The day after my meeting with Clark, I was in the Balkans, where I found . . . practically nothing. While the war criminal task force had a little headquarters way up in Stuttgart, Germany, no presence had been established in the Balkans themselves. Immediately, I directed my staff to set up command-and-control centers in Sarajevo and Tuzla, both in Bosnia-Herzegovina, and also a series of satellite centers scattered across the Balkans from which we would run our intel collection activities.
My job wasn’t to go after the PIFWCs myself. It was my task to find them, then send in the hounds. I already had the CIA paramilitaries in-country. From the U.S., I brought in elements from DELTA and the SEALs, and from Britain, elements of the S.A.S. France, Germany, and the Netherlands also sent Special Ops personnel. The hunt was on.
We worked from a list of about twenty-five PIFWCs, but we had a top tier of most-wanted men, a dirty dozen on whom we concentrated our efforts. Goran Jelesic was on that list. By then, the Balkans had been parted out into “sectors” under the control of NATO peacekeeping countries, including the task force nations. SEAL operators located Jelisic in a north central region controlled by the Russians. Using video surveillance, they tracked his routines until they practically knew when the man was going to take a leak.
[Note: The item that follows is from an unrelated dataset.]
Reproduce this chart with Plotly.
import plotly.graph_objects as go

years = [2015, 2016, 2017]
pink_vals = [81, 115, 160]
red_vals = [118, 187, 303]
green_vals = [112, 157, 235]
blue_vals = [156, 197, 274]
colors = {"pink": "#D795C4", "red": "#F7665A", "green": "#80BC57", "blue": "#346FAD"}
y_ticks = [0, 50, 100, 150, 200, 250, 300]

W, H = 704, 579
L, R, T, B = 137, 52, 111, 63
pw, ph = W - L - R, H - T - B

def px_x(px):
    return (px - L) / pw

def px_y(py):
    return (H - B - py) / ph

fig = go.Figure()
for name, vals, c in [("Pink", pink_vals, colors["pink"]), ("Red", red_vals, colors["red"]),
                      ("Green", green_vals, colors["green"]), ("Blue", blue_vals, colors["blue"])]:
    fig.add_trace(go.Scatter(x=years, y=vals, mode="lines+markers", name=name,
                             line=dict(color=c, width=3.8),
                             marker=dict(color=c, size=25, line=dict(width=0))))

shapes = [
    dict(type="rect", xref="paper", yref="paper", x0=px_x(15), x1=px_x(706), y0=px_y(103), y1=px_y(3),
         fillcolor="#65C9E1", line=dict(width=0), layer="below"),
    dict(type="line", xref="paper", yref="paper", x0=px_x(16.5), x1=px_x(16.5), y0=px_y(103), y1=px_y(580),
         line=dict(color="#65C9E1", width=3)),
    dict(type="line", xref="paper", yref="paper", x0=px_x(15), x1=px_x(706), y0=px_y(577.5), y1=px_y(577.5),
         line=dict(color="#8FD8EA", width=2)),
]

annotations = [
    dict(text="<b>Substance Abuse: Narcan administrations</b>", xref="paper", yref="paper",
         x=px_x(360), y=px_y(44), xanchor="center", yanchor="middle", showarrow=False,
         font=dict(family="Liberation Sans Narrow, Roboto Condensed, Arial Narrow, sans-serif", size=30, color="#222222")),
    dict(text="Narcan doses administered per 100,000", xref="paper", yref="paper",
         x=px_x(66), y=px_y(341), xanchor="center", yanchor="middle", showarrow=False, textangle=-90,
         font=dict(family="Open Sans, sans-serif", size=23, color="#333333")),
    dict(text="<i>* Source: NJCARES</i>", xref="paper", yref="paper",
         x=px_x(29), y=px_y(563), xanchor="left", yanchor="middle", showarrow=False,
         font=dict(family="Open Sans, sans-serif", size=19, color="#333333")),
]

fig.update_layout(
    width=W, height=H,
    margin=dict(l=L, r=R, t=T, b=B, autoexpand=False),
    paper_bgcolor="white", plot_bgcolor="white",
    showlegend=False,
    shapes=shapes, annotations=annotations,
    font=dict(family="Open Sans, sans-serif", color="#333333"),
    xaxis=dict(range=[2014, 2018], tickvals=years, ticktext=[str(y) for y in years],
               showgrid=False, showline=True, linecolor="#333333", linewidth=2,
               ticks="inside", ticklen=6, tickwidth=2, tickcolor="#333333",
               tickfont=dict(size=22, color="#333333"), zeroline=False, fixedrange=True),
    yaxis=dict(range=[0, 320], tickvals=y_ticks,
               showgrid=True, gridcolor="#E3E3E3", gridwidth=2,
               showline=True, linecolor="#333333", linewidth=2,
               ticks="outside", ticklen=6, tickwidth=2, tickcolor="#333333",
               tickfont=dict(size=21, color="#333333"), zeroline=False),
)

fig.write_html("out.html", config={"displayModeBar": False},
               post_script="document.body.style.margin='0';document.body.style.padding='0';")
Clark, Shinseki, and I formed an interesting trio. On one end, you had Clark up in Mons, who was very aggressive and wanted the task force to launch on anything reasonably credible. On the other, you had Shinseki down in Sarajevo, who was much more conservative, and also faced with the on-site daily details of dealing with the task force countries. Shinseki wanted to make sure every op was precisely planned and the intel was as good as it was ever going to get. They were both right. But guess who was caught in the middle?
One of our first targets was the Muslim-murdering Goran Jelisic. We had accurately pinpointed his location. The SEAL element knew Jelesic’s movements down to a T. This time Clark and Shinseki agreed: the snatch operation was a go. The SEALs pulled up in a van outside Jelisic’s apartment building. When he emerged as per his normal routine, four SEALs jumped out, grabbed Jelesic, threw him through the sliding door, and were back in the van rolling. Time elapsed: sixty-one seconds. Jelisic was supposed to be this serious bad guy, but he went down like a scarecrow.
The SEALs took him down to a landing zone south of the city and put him on a helo back to Tuzla where I was waiting for him. Soldiers escorted him down to an old ammo bunker the Slavs had used. Stark and dirty with concrete floors, the air inside the bunker was stale. Naked light bulbs hung from the ceiling. Interrogators seated Jelisic at an old wooden table the size of a school desk. A Slavic-speaking military translator stood nearby. Two guards stood outside the bunker door, and two inside, all fully armed.
I stood inside the bunker, off to the side, watching Jelisic in the chair, pale and shaking. His eyes darted back and forth like a trapped rodent.
This is the feared and terrible “Serb Adolf?”
The interrogator approached him, and Jelisic looked up, flinching as though expecting a bullet. “Are you Goran Jelisic?” the interrogator asked.
“Da.”
“What was your role in the internal civil war here in the Balkans?”
Jelisic, voice quaking, answered in Slavic and the translator said, “I helped to defend my homeland.”